Provided data:
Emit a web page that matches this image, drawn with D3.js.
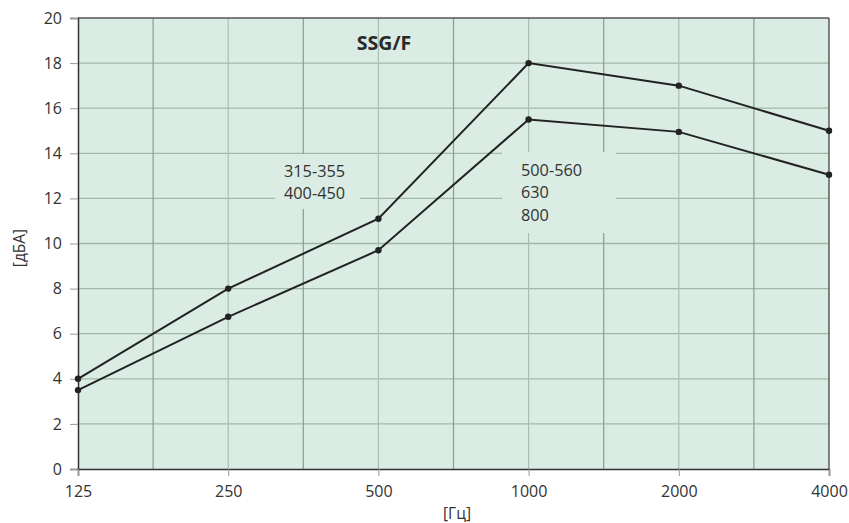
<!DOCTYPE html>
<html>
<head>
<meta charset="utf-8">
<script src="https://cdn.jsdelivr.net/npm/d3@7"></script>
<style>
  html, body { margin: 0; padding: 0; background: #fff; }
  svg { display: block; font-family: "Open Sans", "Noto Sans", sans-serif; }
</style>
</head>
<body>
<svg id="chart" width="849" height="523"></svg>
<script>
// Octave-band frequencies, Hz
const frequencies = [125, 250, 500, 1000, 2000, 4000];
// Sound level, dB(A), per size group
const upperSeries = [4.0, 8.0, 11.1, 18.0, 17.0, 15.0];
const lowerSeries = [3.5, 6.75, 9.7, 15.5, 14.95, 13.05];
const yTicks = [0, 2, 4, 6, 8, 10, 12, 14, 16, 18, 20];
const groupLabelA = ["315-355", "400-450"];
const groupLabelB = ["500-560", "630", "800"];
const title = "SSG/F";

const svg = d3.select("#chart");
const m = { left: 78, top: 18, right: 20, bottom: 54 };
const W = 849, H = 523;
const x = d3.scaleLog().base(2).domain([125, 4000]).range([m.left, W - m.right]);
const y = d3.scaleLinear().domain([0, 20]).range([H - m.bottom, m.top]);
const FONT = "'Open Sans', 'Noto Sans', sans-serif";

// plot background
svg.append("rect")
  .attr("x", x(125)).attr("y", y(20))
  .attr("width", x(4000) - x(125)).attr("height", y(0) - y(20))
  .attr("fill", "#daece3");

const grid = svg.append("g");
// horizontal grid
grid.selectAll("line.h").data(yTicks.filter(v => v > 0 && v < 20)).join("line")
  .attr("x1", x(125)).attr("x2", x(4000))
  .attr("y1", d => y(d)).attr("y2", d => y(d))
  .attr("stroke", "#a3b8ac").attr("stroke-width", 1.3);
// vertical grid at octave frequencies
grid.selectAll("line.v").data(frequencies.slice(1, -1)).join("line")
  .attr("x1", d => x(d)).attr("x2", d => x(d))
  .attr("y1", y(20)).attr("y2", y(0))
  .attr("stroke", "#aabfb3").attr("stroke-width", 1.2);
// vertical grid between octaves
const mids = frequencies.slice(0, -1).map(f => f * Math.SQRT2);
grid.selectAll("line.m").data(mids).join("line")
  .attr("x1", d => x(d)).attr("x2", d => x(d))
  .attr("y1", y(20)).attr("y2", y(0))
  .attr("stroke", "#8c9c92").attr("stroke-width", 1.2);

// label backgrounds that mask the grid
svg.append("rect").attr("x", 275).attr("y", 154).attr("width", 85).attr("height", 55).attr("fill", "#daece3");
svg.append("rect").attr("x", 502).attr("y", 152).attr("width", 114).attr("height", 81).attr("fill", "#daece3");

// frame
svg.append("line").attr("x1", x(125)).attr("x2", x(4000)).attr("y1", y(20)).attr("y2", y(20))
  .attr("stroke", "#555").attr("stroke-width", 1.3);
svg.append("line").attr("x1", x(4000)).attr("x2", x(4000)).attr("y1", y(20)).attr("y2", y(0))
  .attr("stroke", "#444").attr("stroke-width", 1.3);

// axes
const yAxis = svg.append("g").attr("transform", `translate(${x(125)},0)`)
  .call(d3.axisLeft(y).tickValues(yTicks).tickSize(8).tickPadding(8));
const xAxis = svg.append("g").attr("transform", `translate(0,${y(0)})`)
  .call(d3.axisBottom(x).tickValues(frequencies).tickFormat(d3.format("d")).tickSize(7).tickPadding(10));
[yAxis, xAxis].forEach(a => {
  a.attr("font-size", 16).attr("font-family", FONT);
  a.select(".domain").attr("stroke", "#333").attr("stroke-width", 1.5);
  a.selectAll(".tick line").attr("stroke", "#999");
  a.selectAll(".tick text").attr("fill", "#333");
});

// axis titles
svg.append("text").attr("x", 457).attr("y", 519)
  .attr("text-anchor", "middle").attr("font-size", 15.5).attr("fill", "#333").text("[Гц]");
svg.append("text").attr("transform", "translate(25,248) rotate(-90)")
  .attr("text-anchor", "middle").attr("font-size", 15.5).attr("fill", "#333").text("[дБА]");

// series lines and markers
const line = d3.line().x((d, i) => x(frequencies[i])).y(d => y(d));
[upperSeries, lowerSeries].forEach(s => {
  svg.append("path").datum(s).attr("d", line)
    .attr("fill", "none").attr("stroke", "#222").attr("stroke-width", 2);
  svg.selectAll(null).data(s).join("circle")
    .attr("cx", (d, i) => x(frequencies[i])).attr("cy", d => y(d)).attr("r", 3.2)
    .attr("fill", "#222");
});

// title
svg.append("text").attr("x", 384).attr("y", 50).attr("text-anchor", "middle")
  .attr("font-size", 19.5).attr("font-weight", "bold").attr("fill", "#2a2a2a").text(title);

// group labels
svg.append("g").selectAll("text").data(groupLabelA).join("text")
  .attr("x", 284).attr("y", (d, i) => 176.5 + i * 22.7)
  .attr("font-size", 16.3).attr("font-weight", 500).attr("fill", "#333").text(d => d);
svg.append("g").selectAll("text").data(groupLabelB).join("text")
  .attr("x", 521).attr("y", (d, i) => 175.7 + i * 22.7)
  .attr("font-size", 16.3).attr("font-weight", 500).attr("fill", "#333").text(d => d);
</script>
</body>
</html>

Task directions: Find the lines containing "that" and list every one of them.

Worked solution:
Emit a web page that matches this image, drawn with D3.js.
// label backgrounds that mask the grid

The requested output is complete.